Find the word "chart" in the listing; pull out each line holding it.

* Begin Data *

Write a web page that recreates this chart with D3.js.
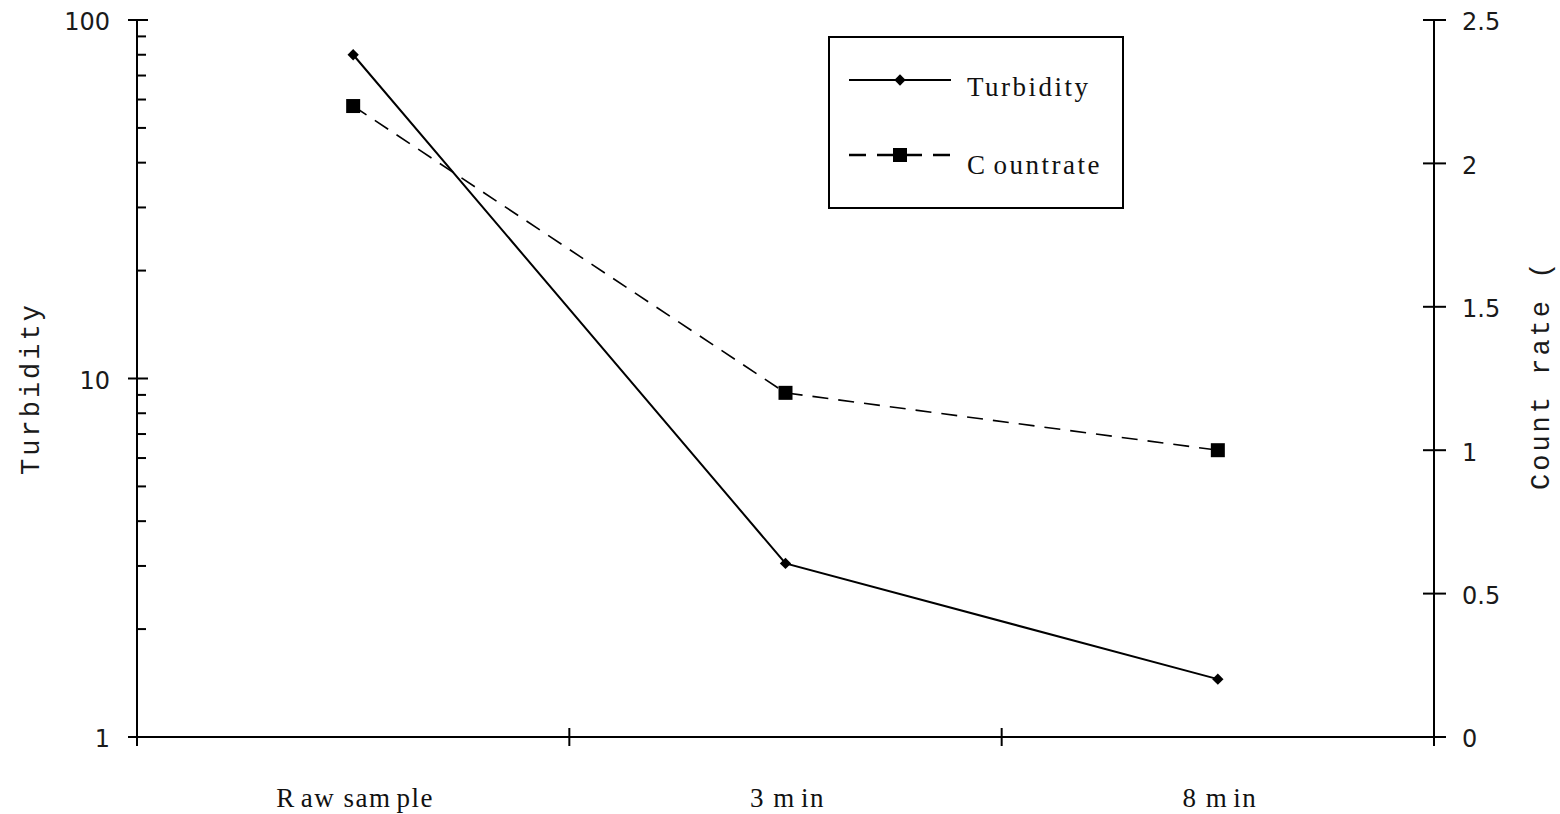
<!DOCTYPE html>
<html>
<head>
<meta charset="utf-8">
<script src="https://cdn.jsdelivr.net/npm/d3@7"></script>
<style>
  html, body { margin: 0; padding: 0; background: #fff; }
  svg { display: block; }
  .tick-label { font-family: "DejaVu Sans", sans-serif; font-size: 24px; fill: #1a1a1a; }
  .axis-title { font-family: "Liberation Mono", monospace; font-size: 27px; fill: #1a1a1a; letter-spacing: 3px; }
  .cat-label, .legend-label { font-family: "Liberation Serif", "Times New Roman", serif; font-size: 27px; fill: #111; letter-spacing: 1.5px; }
  .legend-label { letter-spacing: 2.5px; }
</style>
</head>
<body>
<svg id="chart" width="1560" height="814"></svg>
<script>
// Sample stages along the x axis, each split into text runs (gap drawn before every run after the first)
const categories = ["Raw sample", "3 min", "8 min"];
const categoryRuns = [["R", "aw sam", "ple"], ["3 m", "in"], ["8 m", "in"]];
// Left axis: turbidity (log scale)
const turbidity = [80, 3.05, 1.45];
// Right axis: count rate
const countRate = [2.2, 1.2, 1.0];
const leftTicks = [1, 10, 100];
const rightTicks = [0, 0.5, 1, 1.5, 2, 2.5];
const seriesNames = ["Turbidity", "Countrate"];
const seriesRuns = [["Turbidity"], ["C", "ountrate"]];

const svg = d3.select("#chart");
const plotL = 137, plotR = 1434, plotT = 20, plotB = 737;

// Three equal bands across the plot; points sit at band centres
const bandW = (plotR - plotL) / 3;
const xc = d3.scalePoint().domain(categories).range([plotL + bandW / 2, plotR - bandW / 2]);

const yL = d3.scaleLog().domain([1, 100]).range([plotB, plotT]);
const yR = d3.scaleLinear().domain([0, 2.5]).range([plotB, plotT]);

const ink = "#000";

function runs(sel, parts, gap) {
  parts.forEach((p, i) => sel.append("tspan").attr("dx", i ? gap : 0).text(p));
}

// Left axis line
svg.append("line").attr("x1", plotL).attr("x2", plotL).attr("y1", plotT).attr("y2", plotB)
  .attr("stroke", ink).attr("stroke-width", 2);
// Left major ticks (crossing) and minor ticks (inside)
leftTicks.forEach(v => {
  svg.append("line").attr("x1", plotL - 9).attr("x2", plotL + 11)
    .attr("y1", yL(v)).attr("y2", yL(v)).attr("stroke", ink).attr("stroke-width", 2);
  svg.append("text").attr("class", "tick-label").attr("x", plotL - 27).attr("y", yL(v) + 2)
    .attr("dy", "0.35em").attr("text-anchor", "end").text(v);
});
const minor = [];
[1, 10].forEach(d => { for (let k = 2; k <= 9; k++) minor.push(d * k); });
minor.forEach(v => {
  svg.append("line").attr("x1", plotL).attr("x2", plotL + 9)
    .attr("y1", yL(v)).attr("y2", yL(v)).attr("stroke", ink).attr("stroke-width", 2);
});

// Right axis
svg.append("line").attr("x1", plotR).attr("x2", plotR).attr("y1", plotT).attr("y2", plotB)
  .attr("stroke", ink).attr("stroke-width", 2);
rightTicks.forEach(v => {
  svg.append("line").attr("x1", plotR - 11).attr("x2", plotR + 12)
    .attr("y1", yR(v)).attr("y2", yR(v)).attr("stroke", ink).attr("stroke-width", 2);
  svg.append("text").attr("class", "tick-label").attr("x", plotR + 28).attr("y", yR(v) + 2)
    .attr("dy", "0.35em").attr("text-anchor", "start").text(v);
});

// Bottom axis
svg.append("line").attr("x1", plotL).attr("x2", plotR).attr("y1", plotB).attr("y2", plotB)
  .attr("stroke", ink).attr("stroke-width", 2);
const bounds = d3.range(4).map(i => plotL + i * bandW);
bounds.forEach(bx => {
  svg.append("line").attr("x1", bx).attr("x2", bx).attr("y1", plotB - 9).attr("y2", plotB + 9)
    .attr("stroke", ink).attr("stroke-width", 2);
});
categories.forEach((c, i) => {
  const t = svg.append("text").attr("class", "cat-label").attr("x", xc(c) + 2).attr("y", plotB + 70)
    .attr("text-anchor", "middle");
  runs(t, categoryRuns[i], 5);
});

// Axis titles
svg.append("text").attr("class", "axis-title")
  .attr("transform", `translate(39,${(plotT + plotB) / 2 + 10}) rotate(-90)`)
  .attr("text-anchor", "middle").text("Turbidity");
svg.append("text").attr("class", "axis-title")
  .attr("transform", `translate(1549,490) rotate(-90)`)
  .attr("text-anchor", "start").text("Count rate (");

// Turbidity series
const lineT = d3.line().x((d, i) => xc(categories[i])).y(d => yL(d));
svg.append("path").attr("d", lineT(turbidity)).attr("fill", "none")
  .attr("stroke", ink).attr("stroke-width", 2);
turbidity.forEach((v, i) => {
  svg.append("path").attr("d", d3.symbol().type(d3.symbolSquare).size(64)())
    .attr("transform", `translate(${xc(categories[i])},${yL(v)}) rotate(45)`).attr("fill", ink);
});

// Count rate series
const lineC = d3.line().x((d, i) => xc(categories[i])).y(d => yR(d));
svg.append("path").attr("d", lineC(countRate)).attr("fill", "none")
  .attr("stroke", ink).attr("stroke-width", 1.6).attr("stroke-dasharray", "16,10");
countRate.forEach((v, i) => {
  svg.append("rect").attr("x", xc(categories[i]) - 7).attr("y", yR(v) - 7)
    .attr("width", 14).attr("height", 14).attr("fill", ink);
});

// Legend
const lg = svg.append("g");
lg.append("rect").attr("x", 829).attr("y", 37).attr("width", 294).attr("height", 171)
  .attr("fill", "#fff").attr("stroke", ink).attr("stroke-width", 2);
lg.append("line").attr("x1", 849).attr("x2", 951).attr("y1", 80).attr("y2", 80)
  .attr("stroke", ink).attr("stroke-width", 2);
lg.append("path").attr("d", d3.symbol().type(d3.symbolSquare).size(64)())
  .attr("transform", "translate(900,80) rotate(45)").attr("fill", ink);
lg.append("line").attr("x1", 849).attr("x2", 951).attr("y1", 155).attr("y2", 155)
  .attr("stroke", ink).attr("stroke-width", 2.5).attr("stroke-dasharray", "17,11");
lg.append("rect").attr("x", 893).attr("y", 148).attr("width", 14).attr("height", 14).attr("fill", ink);
[96, 174].forEach((yy, i) => {
  const t = lg.append("text").attr("class", "legend-label").attr("x", 967).attr("y", yy);
  runs(t, seriesRuns[i], 6);
});
</script>
</body>
</html>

* End Data *

#### Exercise response
Write a web page that recreates this chart with D3.js.
<svg id="chart" width="1560" height="814"></svg>
const svg = d3.select("#chart");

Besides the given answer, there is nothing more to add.